## begin DATA SECTION
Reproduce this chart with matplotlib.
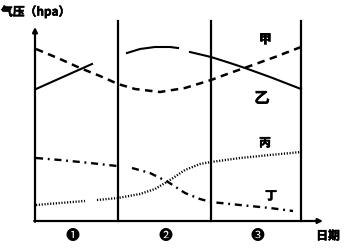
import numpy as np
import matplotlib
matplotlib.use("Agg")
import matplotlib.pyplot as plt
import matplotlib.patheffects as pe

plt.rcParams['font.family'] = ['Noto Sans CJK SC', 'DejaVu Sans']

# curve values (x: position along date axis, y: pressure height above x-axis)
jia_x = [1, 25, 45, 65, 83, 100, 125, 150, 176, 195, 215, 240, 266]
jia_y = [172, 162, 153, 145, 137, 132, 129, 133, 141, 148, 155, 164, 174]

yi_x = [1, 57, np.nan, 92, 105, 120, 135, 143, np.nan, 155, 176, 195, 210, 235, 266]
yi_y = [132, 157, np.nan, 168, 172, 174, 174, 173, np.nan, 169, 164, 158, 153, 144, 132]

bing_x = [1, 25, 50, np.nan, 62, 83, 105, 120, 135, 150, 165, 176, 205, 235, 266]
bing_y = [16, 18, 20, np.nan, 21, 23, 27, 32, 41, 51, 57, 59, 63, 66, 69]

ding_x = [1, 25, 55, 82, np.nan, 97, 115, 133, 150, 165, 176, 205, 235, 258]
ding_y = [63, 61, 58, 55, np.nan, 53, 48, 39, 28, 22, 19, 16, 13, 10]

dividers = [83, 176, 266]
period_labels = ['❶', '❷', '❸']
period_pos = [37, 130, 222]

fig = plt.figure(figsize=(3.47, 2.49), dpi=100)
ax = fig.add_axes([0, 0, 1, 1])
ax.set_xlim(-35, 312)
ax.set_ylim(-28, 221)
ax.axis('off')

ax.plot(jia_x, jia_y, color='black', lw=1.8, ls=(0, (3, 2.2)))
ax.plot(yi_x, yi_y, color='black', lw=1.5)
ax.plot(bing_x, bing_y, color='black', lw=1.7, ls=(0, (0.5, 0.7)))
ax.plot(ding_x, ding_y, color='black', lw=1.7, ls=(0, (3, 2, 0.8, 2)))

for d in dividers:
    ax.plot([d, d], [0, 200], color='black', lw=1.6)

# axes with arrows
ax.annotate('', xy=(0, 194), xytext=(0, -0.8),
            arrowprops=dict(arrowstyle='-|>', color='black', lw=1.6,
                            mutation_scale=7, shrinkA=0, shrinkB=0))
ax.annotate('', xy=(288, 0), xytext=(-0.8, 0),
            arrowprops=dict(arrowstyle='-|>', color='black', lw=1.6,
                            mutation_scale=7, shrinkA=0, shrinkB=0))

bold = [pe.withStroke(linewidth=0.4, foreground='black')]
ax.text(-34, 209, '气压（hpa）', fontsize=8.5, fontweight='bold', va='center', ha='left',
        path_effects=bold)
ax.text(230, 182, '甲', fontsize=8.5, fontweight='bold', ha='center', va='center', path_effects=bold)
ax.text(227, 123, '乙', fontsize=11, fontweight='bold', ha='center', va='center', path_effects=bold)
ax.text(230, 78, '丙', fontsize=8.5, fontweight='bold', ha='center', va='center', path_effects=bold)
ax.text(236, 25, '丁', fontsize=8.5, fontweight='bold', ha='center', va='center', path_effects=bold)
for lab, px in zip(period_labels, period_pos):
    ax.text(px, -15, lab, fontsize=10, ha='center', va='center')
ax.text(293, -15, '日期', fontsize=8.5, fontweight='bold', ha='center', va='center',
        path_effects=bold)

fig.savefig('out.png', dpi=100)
## end DATA SECTION
#### WHAT THE EXERCISE ASKS
Make an exact reproduction of the listing above, without any pictures.

#### COMPLETE OUTPUT
Reproduce this chart with matplotlib.
import numpy as np
import matplotlib
matplotlib.use("Agg")
import matplotlib.pyplot as plt
import matplotlib.patheffects as pe

plt.rcParams['font.family'] = ['Noto Sans CJK SC', 'DejaVu Sans']

# curve values (x: position along date axis, y: pressure height above x-axis)
jia_x = [1, 25, 45, 65, 83, 100, 125, 150, 176, 195, 215, 240, 266]
jia_y = [172, 162, 153, 145, 137, 132, 129, 133, 141, 148, 155, 164, 174]

yi_x = [1, 57, np.nan, 92, 105, 120, 135, 143, np.nan, 155, 176, 195, 210, 235, 266]
yi_y = [132, 157, np.nan, 168, 172, 174, 174, 173, np.nan, 169, 164, 158, 153, 144, 132]

bing_x = [1, 25, 50, np.nan, 62, 83, 105, 120, 135, 150, 165, 176, 205, 235, 266]
bing_y = [16, 18, 20, np.nan, 21, 23, 27, 32, 41, 51, 57, 59, 63, 66, 69]

ding_x = [1, 25, 55, 82, np.nan, 97, 115, 133, 150, 165, 176, 205, 235, 258]
ding_y = [63, 61, 58, 55, np.nan, 53, 48, 39, 28, 22, 19, 16, 13, 10]

dividers = [83, 176, 266]
period_labels = ['❶', '❷', '❸']
period_pos = [37, 130, 222]

fig = plt.figure(figsize=(3.47, 2.49), dpi=100)
ax = fig.add_axes([0, 0, 1, 1])
ax.set_xlim(-35, 312)
ax.set_ylim(-28, 221)
ax.axis('off')

ax.plot(jia_x, jia_y, color='black', lw=1.8, ls=(0, (3, 2.2)))
ax.plot(yi_x, yi_y, color='black', lw=1.5)
ax.plot(bing_x, bing_y, color='black', lw=1.7, ls=(0, (0.5, 0.7)))
ax.plot(ding_x, ding_y, color='black', lw=1.7, ls=(0, (3, 2, 0.8, 2)))

for d in dividers:
    ax.plot([d, d], [0, 200], color='black', lw=1.6)

# axes with arrows
ax.annotate('', xy=(0, 194), xytext=(0, -0.8),
            arrowprops=dict(arrowstyle='-|>', color='black', lw=1.6,
                            mutation_scale=7, shrinkA=0, shrinkB=0))
ax.annotate('', xy=(288, 0), xytext=(-0.8, 0),
            arrowprops=dict(arrowstyle='-|>', color='black', lw=1.6,
                            mutation_scale=7, shrinkA=0, shrinkB=0))

bold = [pe.withStroke(linewidth=0.4, foreground='black')]
ax.text(-34, 209, '气压（hpa）', fontsize=8.5, fontweight='bold', va='center', ha='left',
        path_effects=bold)
ax.text(230, 182, '甲', fontsize=8.5, fontweight='bold', ha='center', va='center', path_effects=bold)
ax.text(227, 123, '乙', fontsize=11, fontweight='bold', ha='center', va='center', path_effects=bold)
ax.text(230, 78, '丙', fontsize=8.5, fontweight='bold', ha='center', va='center', path_effects=bold)
ax.text(236, 25, '丁', fontsize=8.5, fontweight='bold', ha='center', va='center', path_effects=bold)
for lab, px in zip(period_labels, period_pos):
    ax.text(px, -15, lab, fontsize=10, ha='center', va='center')
ax.text(293, -15, '日期', fontsize=8.5, fontweight='bold', ha='center', va='center',
        path_effects=bold)

fig.savefig('out.png', dpi=100)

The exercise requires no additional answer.